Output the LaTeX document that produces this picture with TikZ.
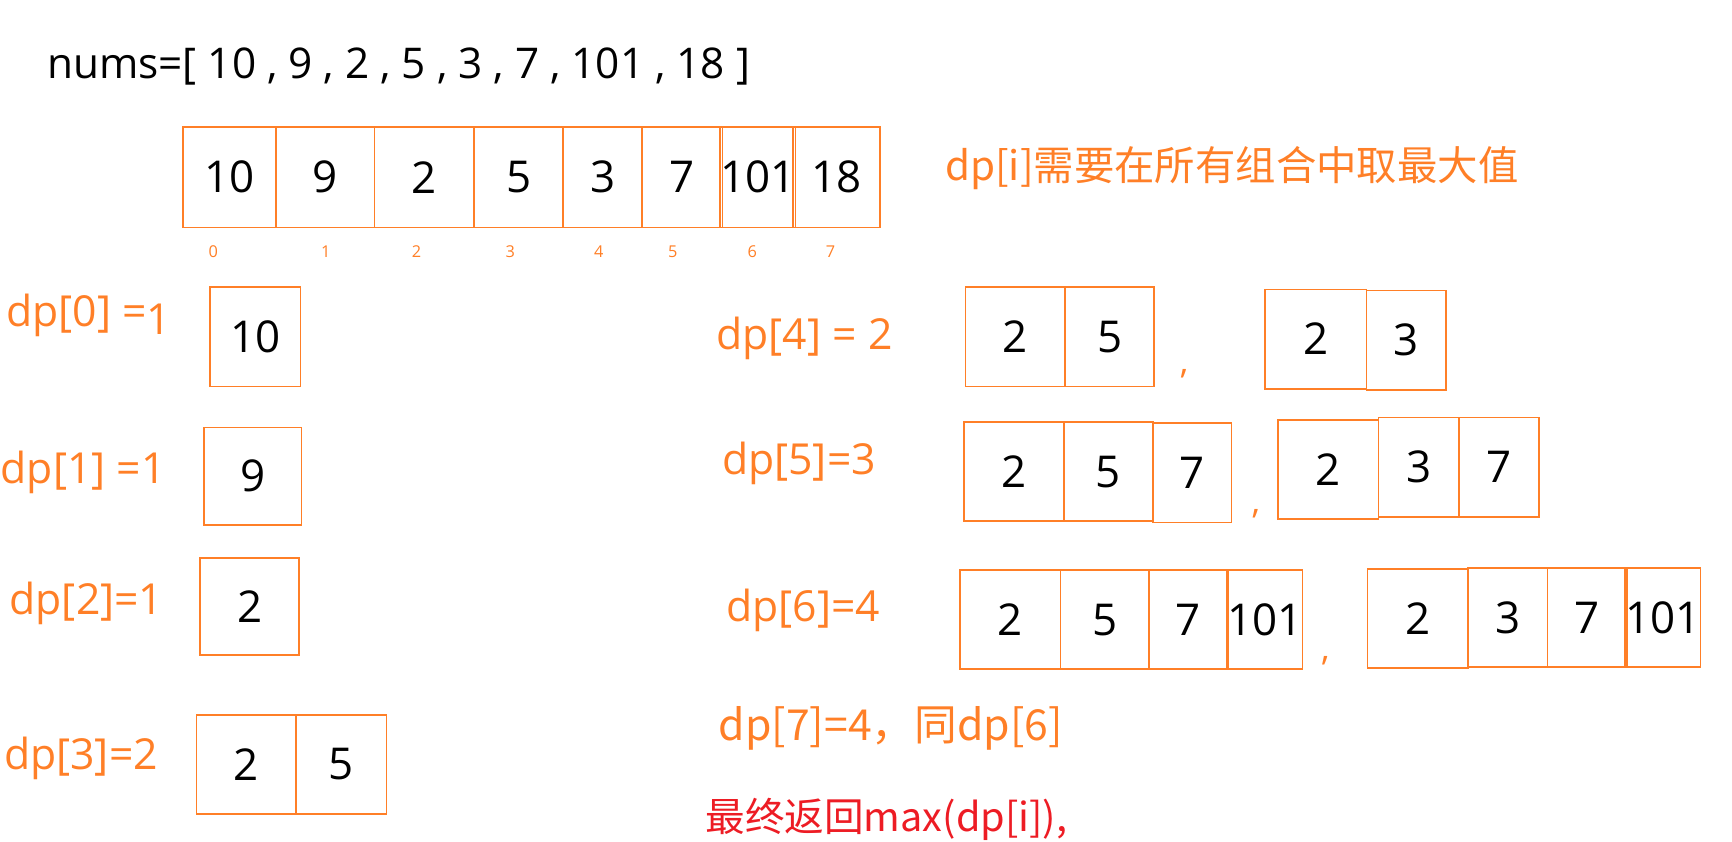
\documentclass[tikz,border=0pt]{standalone}
\usepackage{fontspec}
\setmainfont{Open Sans}
\newfontfamily\cjk{Noto Sans CJK SC}
\usepackage{xcolor}
\usepackage{tikz}
\definecolor{paintorange}{RGB}{255,127,39}
\definecolor{paintred}{RGB}{237,28,36}

\begin{document}
\begin{tikzpicture}[x=0.01cm, y=-0.01cm,
    cell/.style={draw=paintorange, line width=0.45pt, inner sep=0pt, font=\fontsize{11.3}{13}\selectfont},
    dplabel/.style={anchor=base west, inner sep=0pt, text=paintorange, font=\fontsize{11}{13}\selectfont},
    cjklabel/.style={anchor=base west, inner sep=0pt, text=paintorange, font=\cjk\fontsize{10.4}{13}\selectfont},
    idx/.style={inner sep=0pt, text=paintorange, font=\fontsize{4.2}{5}\selectfont},
    sep/.style={inner sep=0pt, text=paintorange, font=\fontsize{9}{11}\selectfont}]
    \useasboundingbox (0,0) rectangle (1568,762);

    \node[anchor=base west, inner sep=0pt, font=\fontsize{10.9}{13}\selectfont] (nums) at (42,71) {nums=[ 10 , 9 , 2 , 5 , 3 , 7 , 101 , 18 ]};
    \node[cjklabel] (hint) at (855,163) {dp[i]需要在所有组合中取最大值};

    % the array
    \foreach \n/\l/\r/\v in {a0/166/250/10, a1/250/339/9, a2/339/429/2, a3/429/510/5,
                             a4/510/581/3, a5/581/654/7, a6/654/718/101, a7/718/797/18}{
        \node[cell, minimum width={(\r-\l)*0.01cm}, minimum height=0.91cm] (\n) at ({(\l+\r)/2},160.5) {\v};
    }
    \foreach \x [count=\i from 0] in {193,295,377,462,542,609,681,752}{
        \node[idx] (i\i) at (\x,228) {\i};
    }

    % left column
    \node[dplabel] (dp0) at (5,296) {dp[0] =\raisebox{-2pt}{1}};
    \node[dplabel] (dp1) at (0,438) {dp[1] =1};
    \node[dplabel] (dp2) at (8,556) {dp[2]=1};
    \node[dplabel] (dp3) at (3,697) {dp[3]=2};

    % right column
    \node[dplabel] (dp4) at (648,316) {dp[4] = 2};
    \node[dplabel] (dp5) at (653,430) {dp[5]=3};
    \node[dplabel] (dp6) at (657,563) {dp[6]=4};
    \node[cjklabel, font=\cjk\fontsize{11}{13}\selectfont] (dp7) at (650,670) {dp[7]=4，同dp[6]};
    \node[cjklabel, text=paintred, font=\cjk\fontsize{10.2}{13}\selectfont] (ret) at (638,753) {最终返回max(dp[i]),};

    % candidate sequences: name/left/top/right/bottom/value
    \foreach \n/\l/\t/\r/\b/\v in {
        s0/190/260/272/350/10,
        s1/185/387/273/475/9,
        s2/181/505/271/593/2,
        s3a/178/647/268/737/2, s3b/268/647/350/737/5,
        s4a/874/260/964/350/2, s4b/964/260/1045/350/5,
        s4c/1145/262/1237/352/2, s4d/1237/263/1309/353/3,
        s5a/873/382/963/472/2, s5b/963/382/1044/472/5, s5c/1044/383/1115/473/7,
        s5d/1157/380/1248/470/2, s5e/1248/378/1321/468/3, s5f/1321/378/1393/468/7,
        s6a/869/516/960/606/2, s6b/960/516/1040/606/5, s6c/1040/516/1112/606/7, s6d/1112/516/1178/606/101,
        s6e/1238/515/1329/605/2, s6f/1329/514/1401/604/3, s6g/1401/514/1473/604/7, s6h/1473/514/1538/604/101}{
        \node[cell, minimum width={(\r-\l)*0.01cm}, minimum height={(\b-\t)*0.01cm}] (\n) at ({(\l+\r)/2},{(\t+\b)/2}) {\v};
    }

    \node[sep] (c4) at (1072,338) {,};
    \node[sep] (c5) at (1137,465) {,};
    \node[sep] (c6) at (1200,598) {,};
\end{tikzpicture}
\end{document}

______________________________

All of the data above should be quoted exactly, except for the pictures.

ANSWER BELOW.
Output the LaTeX document that produces this picture with TikZ.
\documentclass[tikz,border=0pt]{standalone}
\usepackage{fontspec}
\setmainfont{Open Sans}
\newfontfamily\cjk{Noto Sans CJK SC}
\usepackage{xcolor}
\usepackage{tikz}
\definecolor{paintorange}{RGB}{255,127,39}
\definecolor{paintred}{RGB}{237,28,36}

\begin{document}
\begin{tikzpicture}[x=0.01cm, y=-0.01cm,
    cell/.style={draw=paintorange, line width=0.45pt, inner sep=0pt, font=\fontsize{11.3}{13}\selectfont},
    dplabel/.style={anchor=base west, inner sep=0pt, text=paintorange, font=\fontsize{11}{13}\selectfont},
    cjklabel/.style={anchor=base west, inner sep=0pt, text=paintorange, font=\cjk\fontsize{10.4}{13}\selectfont},
    idx/.style={inner sep=0pt, text=paintorange, font=\fontsize{4.2}{5}\selectfont},
    sep/.style={inner sep=0pt, text=paintorange, font=\fontsize{9}{11}\selectfont}]
    \useasboundingbox (0,0) rectangle (1568,762);

    \node[anchor=base west, inner sep=0pt, font=\fontsize{10.9}{13}\selectfont] (nums) at (42,71) {nums=[ 10 , 9 , 2 , 5 , 3 , 7 , 101 , 18 ]};
    \node[cjklabel] (hint) at (855,163) {dp[i]需要在所有组合中取最大值};

    % the array
    \foreach \n/\l/\r/\v in {a0/166/250/10, a1/250/339/9, a2/339/429/2, a3/429/510/5,
                             a4/510/581/3, a5/581/654/7, a6/654/718/101, a7/718/797/18}{
        \node[cell, minimum width={(\r-\l)*0.01cm}, minimum height=0.91cm] (\n) at ({(\l+\r)/2},160.5) {\v};
    }
    \foreach \x [count=\i from 0] in {193,295,377,462,542,609,681,752}{
        \node[idx] (i\i) at (\x,228) {\i};
    }

    % left column
    \node[dplabel] (dp0) at (5,296) {dp[0] =\raisebox{-2pt}{1}};
    \node[dplabel] (dp1) at (0,438) {dp[1] =1};
    \node[dplabel] (dp2) at (8,556) {dp[2]=1};
    \node[dplabel] (dp3) at (3,697) {dp[3]=2};

    % right column
    \node[dplabel] (dp4) at (648,316) {dp[4] = 2};
    \node[dplabel] (dp5) at (653,430) {dp[5]=3};
    \node[dplabel] (dp6) at (657,563) {dp[6]=4};
    \node[cjklabel, font=\cjk\fontsize{11}{13}\selectfont] (dp7) at (650,670) {dp[7]=4，同dp[6]};
    \node[cjklabel, text=paintred, font=\cjk\fontsize{10.2}{13}\selectfont] (ret) at (638,753) {最终返回max(dp[i]),};

    % candidate sequences: name/left/top/right/bottom/value
    \foreach \n/\l/\t/\r/\b/\v in {
        s0/190/260/272/350/10,
        s1/185/387/273/475/9,
        s2/181/505/271/593/2,
        s3a/178/647/268/737/2, s3b/268/647/350/737/5,
        s4a/874/260/964/350/2, s4b/964/260/1045/350/5,
        s4c/1145/262/1237/352/2, s4d/1237/263/1309/353/3,
        s5a/873/382/963/472/2, s5b/963/382/1044/472/5, s5c/1044/383/1115/473/7,
        s5d/1157/380/1248/470/2, s5e/1248/378/1321/468/3, s5f/1321/378/1393/468/7,
        s6a/869/516/960/606/2, s6b/960/516/1040/606/5, s6c/1040/516/1112/606/7, s6d/1112/516/1178/606/101,
        s6e/1238/515/1329/605/2, s6f/1329/514/1401/604/3, s6g/1401/514/1473/604/7, s6h/1473/514/1538/604/101}{
        \node[cell, minimum width={(\r-\l)*0.01cm}, minimum height={(\b-\t)*0.01cm}] (\n) at ({(\l+\r)/2},{(\t+\b)/2}) {\v};
    }

    \node[sep] (c4) at (1072,338) {,};
    \node[sep] (c5) at (1137,465) {,};
    \node[sep] (c6) at (1200,598) {,};
\end{tikzpicture}
\end{document}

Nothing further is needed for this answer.